Note: Remember that before being entitled to an exemption, the landlord needs to provide a copy of the Portland Housing Bureau’s acknowledgment letter to the Tenant.


  1. Landlord must include a Notice of Tenant’s Rights and Obligations (the “Notice”) and the eligible amount of Relocation Assistance with issuance of the following:
    1. Termination Notice;
    2. Any Rent Increase Notice;
    3. Relocation Assistance payment.
  2.  Landlord must notify the Portland Housing Bureau of all payments to tenants of Relocation Assistance within 30 days of making such payments.
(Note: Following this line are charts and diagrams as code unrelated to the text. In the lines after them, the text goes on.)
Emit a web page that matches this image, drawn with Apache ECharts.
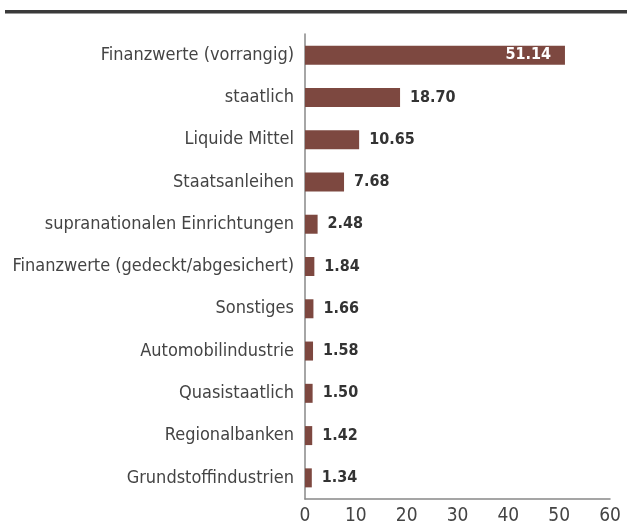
<!DOCTYPE html>
<html><head><meta charset="utf-8">
<script src="https://cdn.jsdelivr.net/npm/echarts@6/dist/echarts.min.js"></script>
<style>html,body{margin:0;padding:0;background:#fff}#c{width:627px;height:528px}</style>
</head><body><div id="c"></div>
<script>
const categories = ["Finanzwerte (vorrangig)","staatlich","Liquide Mittel","Staatsanleihen","supranationalen Einrichtungen","Finanzwerte (gedeckt/abgesichert)","Sonstiges","Automobilindustrie","Quasistaatlich","Regionalbanken","Grundstoffindustrien"];
const values = [51.14,18.70,10.65,7.68,2.48,1.84,1.66,1.58,1.50,1.42,1.34];
const xTicks = [0,10,20,30,40,50,60];
const FONT = "'DejaVu Sans Condensed','Liberation Sans Narrow',sans-serif";
const chart = echarts.init(document.getElementById('c'));
chart.setOption({
  animation:false,
  graphic:[{type:'rect',shape:{x:5,y:10,width:622,height:3},style:{fill:'#3a3a3a'}},
           {type:'rect',shape:{x:5,y:13,width:622,height:1},style:{fill:'#999'}}],
  grid:{left:305,right:17,top:34,bottom:29,containLabel:false},
  xAxis:{type:'value',min:xTicks[0],max:xTicks[xTicks.length-1],interval:10,
    axisLine:{show:true,lineStyle:{color:'#888',width:1.5}},axisTick:{show:false},splitLine:{show:false},
    axisLabel:{color:'#444',fontFamily:FONT,fontSize:19,margin:8}},
  yAxis:{type:'category',inverse:true,data:categories,
    axisLine:{show:true,lineStyle:{color:'#888',width:1.5}},axisTick:{show:false},
    axisLabel:{color:'#444',fontFamily:FONT,fontSize:18,margin:11}},
  series:[{type:'bar',data:values.map((v,i)=>({value:v,label:i===0?{position:'insideRight',color:'#fff',offset:[-4,0]}:{}})),
    barWidth:19,itemStyle:{color:'#7d4840'},
    label:{show:true,position:'right',distance:10,color:'#333',fontFamily:FONT,fontWeight:'bold',fontSize:16,
      formatter:p=>p.value.toFixed(2)}}]
});
</script></body></html>
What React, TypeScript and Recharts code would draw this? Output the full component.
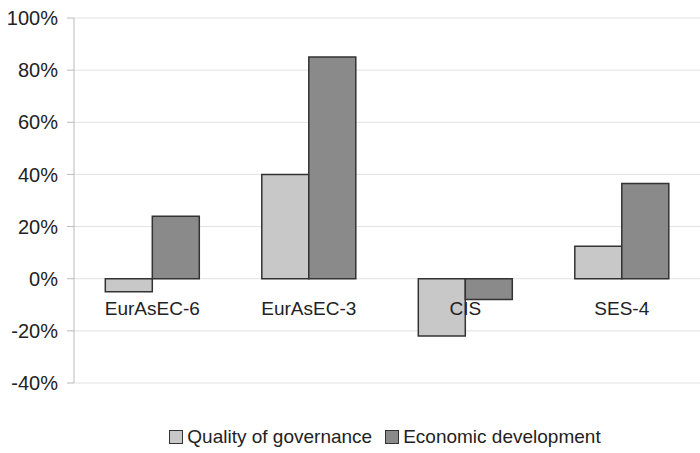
import React from 'react';
import { BarChart, Bar, XAxis, YAxis, CartesianGrid, Legend, LabelList } from 'recharts';

const categories = ['EurAsEC-6', 'EurAsEC-3', 'CIS', 'SES-4'];
const quality = [-5, 40, -22, 12.5];
const economic = [24, 85, -8, 36.5];
const yTicks = [-40, -20, 0, 20, 40, 60, 80, 100];

const chartData = categories.map((name, i) => ({
  name,
  quality: quality[i],
  economic: economic[i],
}));

const FONT = '"Liberation Sans", Arial, sans-serif';
const TOP = 18;
const PLOT_H = 365;
// y of the zero line (category labels hang a fixed distance under it)
const ZERO_Y = TOP + (PLOT_H * 100) / 140;

// category label drawn from the second bar so it sits on top of the first bar
const CategoryLabel = (props: any) => {
  const { x, value } = props;
  return (
    <text x={x} y={ZERO_Y + 36} textAnchor="middle" fill="#222" fontSize={19} fontFamily={FONT}>
      {value}
    </text>
  );
};

const LegendBox = () => (
  <div
    style={{
      display: 'flex',
      justifyContent: 'center',
      fontFamily: FONT,
      fontSize: 19,
      color: '#222',
      paddingLeft: 70,
    }}
  >
    <div style={{ display: 'flex', alignItems: 'center', gap: 4, lineHeight: '22px' }}>
      <span style={{ width: 12, height: 12, background: '#c8c8c8', border: '1px solid #333', display: 'inline-block' }} />
      <span style={{ marginRight: 9 }}>Quality of governance</span>
      <span style={{ width: 12, height: 12, background: '#8a8a8a', border: '1px solid #333', display: 'inline-block' }} />
      <span>Economic development</span>
    </div>
  </div>
);

const App: React.FC = () => {
  return (
    <div style={{ position: 'absolute', left: 0, top: 0, background: '#fff' }}>
      <BarChart
        width={700}
        height={453}
        data={chartData}
        margin={{ top: TOP, right: 0, left: 0, bottom: 0 }}
        barCategoryGap="20%"
        barGap={0}
      >
        <CartesianGrid vertical={false} stroke="#e2e2e2" />
        <XAxis dataKey="name" axisLine={false} tickLine={false} tick={false} height={1} />
        <YAxis
          domain={[-40, 100]}
          ticks={yTicks}
          interval={0}
          width={74}
          tickFormatter={(v: number) => `${v}%`}
          tick={{ fill: '#222', fontSize: 20, fontFamily: FONT }}
          axisLine={{ stroke: '#bbb' }}
          tickLine={{ stroke: '#bbb' }}
          tickSize={7}
          tickMargin={9}
        />
        <Legend verticalAlign="bottom" content={<LegendBox />} wrapperStyle={{ height: 27, paddingTop: 42 }} />
        <Bar dataKey="quality" name="Quality of governance" fill="#c8c8c8" stroke="#333" strokeWidth={1.5} isAnimationActive={false} />
        <Bar dataKey="economic" name="Economic development" fill="#8a8a8a" stroke="#333" strokeWidth={1.5} isAnimationActive={false}>
          <LabelList dataKey="name" content={<CategoryLabel />} />
        </Bar>
      </BarChart>
    </div>
  );
};

export default App;
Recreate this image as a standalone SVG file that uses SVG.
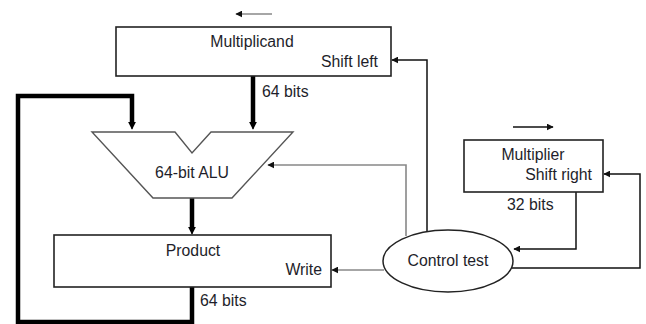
<svg xmlns="http://www.w3.org/2000/svg" width="646" height="324" viewBox="0 0 646 324">
<style>
.box{fill:#fff;stroke:#222;stroke-width:1.6}
.t{font-family:"Liberation Sans",Arial,sans-serif;font-size:15.8px;fill:#1e1e2a}
.thick{fill:none;stroke:#000;stroke-width:4.5}
.thin{fill:none;stroke:#111;stroke-width:1.5}
.gray{fill:none;stroke:#888;stroke-width:1.6}
</style>
<defs>
<marker id="ah" viewBox="0 0 10 10" refX="9" refY="5" markerWidth="7" markerHeight="7" markerUnits="userSpaceOnUse" orient="auto">
<path d="M0,0 L10,5 L0,10 z" fill="#111"/>
</marker>
<marker id="ahb" viewBox="0 0 10 10" refX="9" refY="5" markerWidth="8" markerHeight="8" markerUnits="userSpaceOnUse" orient="auto">
<path d="M0,0 L10,5 L0,10 z" fill="#000"/>
</marker>
</defs>
<g id="connectors">
<path class="thick" d="M253,76 V124" />
<path d="M253,120 L253,129" stroke="#000" stroke-width="1" marker-end="url(#ahb)"/>
<path class="thick" d="M192,285 V322 H18 V96 H132 V124"/>
<path d="M132,120 L132,129" stroke="#000" stroke-width="1" marker-end="url(#ahb)"/>
<path class="thick" d="M192,198 V229"/>
<path d="M192,225 L192,234" stroke="#000" stroke-width="1" marker-end="url(#ahb)"/>
<path class="thin" d="M427,231 V60 H392" marker-end="url(#ah)"/>
<path class="gray" d="M406,236 V165 H268" marker-end="url(#ah)"/>
<path class="gray" d="M384,270 H332" marker-end="url(#ah)"/>
<path class="thin" d="M576,192 V249 H514" marker-end="url(#ah)"/>
<path class="thin" d="M512,268 H640 V174 H604" marker-end="url(#ah)"/>
<path class="gray" d="M272,14 H236" marker-end="url(#ah)"/>
<path class="thin" d="M513,127 H553" marker-end="url(#ah)"/>
</g>
<g id="multiplicand">
<rect class="box" x="116" y="27" width="275" height="49"/>
<text class="t" x="252" y="47" text-anchor="middle">Multiplicand</text>
<text class="t" x="378" y="67" text-anchor="end">Shift left</text>
<text class="t" x="262" y="97">64 bits</text>
</g>
<g id="alu">
<path d="M92,132 H175 L192,153 L211,132 H293 L232,198 H153 Z" fill="#fff" stroke="#555" stroke-width="1.4"/>
<text class="t" x="192" y="178" text-anchor="middle">64-bit ALU</text>
</g>
<g id="product">
<rect class="box" x="54" y="235" width="277" height="52"/>
<text class="t" x="193" y="256" text-anchor="middle">Product</text>
<text class="t" x="322" y="275" text-anchor="end">Write</text>
<text class="t" x="200" y="306">64 bits</text>
</g>
<g id="multiplier">
<rect class="box" x="464" y="140" width="139" height="52"/>
<text class="t" x="533" y="160" text-anchor="middle">Multiplier</text>
<text class="t" x="592" y="180" text-anchor="end">Shift right</text>
<text class="t" x="507" y="210">32 bits</text>
</g>
<g id="control">
<ellipse cx="448" cy="261" rx="65" ry="31" fill="#fff" stroke="#222" stroke-width="1.5"/>
<text class="t" x="448" y="266" text-anchor="middle">Control test</text>
</g>
</svg>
  1. Any Tenant claiming to be aggrieved by a Landlord’s noncompliance with the above regulations in the Ordinance, “has a cause of action in any court of competent jurisdiction for Damages and such other remedies as may be appropriate.”
  2. Damages include the following:
  3. An amount up to 3 times the monthly Rent;
  4. Actual damages;
  5. Relocation Assistance; and
  6. Reasonable attorney fees and costs.


[1]   “Associated Housing Costs.” include, but are not limited to, fees or utility or service charges, means the compensation or fees paid or charged, usually periodically, for the use of any property, land, buildings, or equipment. For purposes of Portland’s rent increase ordinances, housing costs include the basic rent charge and any periodic or monthly fees for other services paid to the Landlord by the Tenant, but do not include utility charges that are based on usage and that the Tenant has agreed in the Rental Agreement to pay, unless the obligation to pay those charges is itself a change in the terms of the Rental Agreement.


[2] Note: Charges to a landlord for exceeding the Oregon rent cap laws, or for other violations under the recently enacted SB 608, are not identified as “relocation assistance”. That law provides at Section 1: “(9)(a) If a landlord terminates a tenancy in violation of subsection (3)(c)(B), (4)(c), (5), (6) or (7) of this section: (A) The landlord shall be liable to the tenant in an amount equal to three months’ rent in addition to actual damages sustained by the tenant as a result of the tenancy termination; and (B) The tenant has a defense to an action for possession by the landlord. (b) A tenant is entitled to recovery under paragraph (a) of this subsection if the tenant commences an action asserting the claim within one year after the tenant knew or should have known that the landlord terminated the tenancy in violation of this section.”

[3] Under Portland City Code 33.910 a “Dwelling Unit” is a building, or a portion of a building, that has independent living facilities including provisions for sleeping, cooking, and sanitation, and that is designed for residential occupancy by a group of people. Kitchen facilities for cooking are described in Section 29.30.160 of Title 29, Property and Maintenance Regulations. Buildings with more than one set of cooking facilities are considered to contain multiple dwelling units unless the additional cooking facilities are clearly accessory, such as an outdoor grill.

[4] Per the City’s Administrative Rules, the term “Immediate Family” means “… parent, foster parent, step-parent, parent in law, sibling, foster sibling, step sibling, sibling in law, grandparent, grandparent in law, child, step child, foster child, grandchild, aunt, uncle, niece, or nephew. An Immediate Family member cannot be an Owner of the Dwelling Unit, their spouse, or their domestic partner. The Immediate Family member must have reached the age of majority (18) or be a legally recognized emancipated minor.”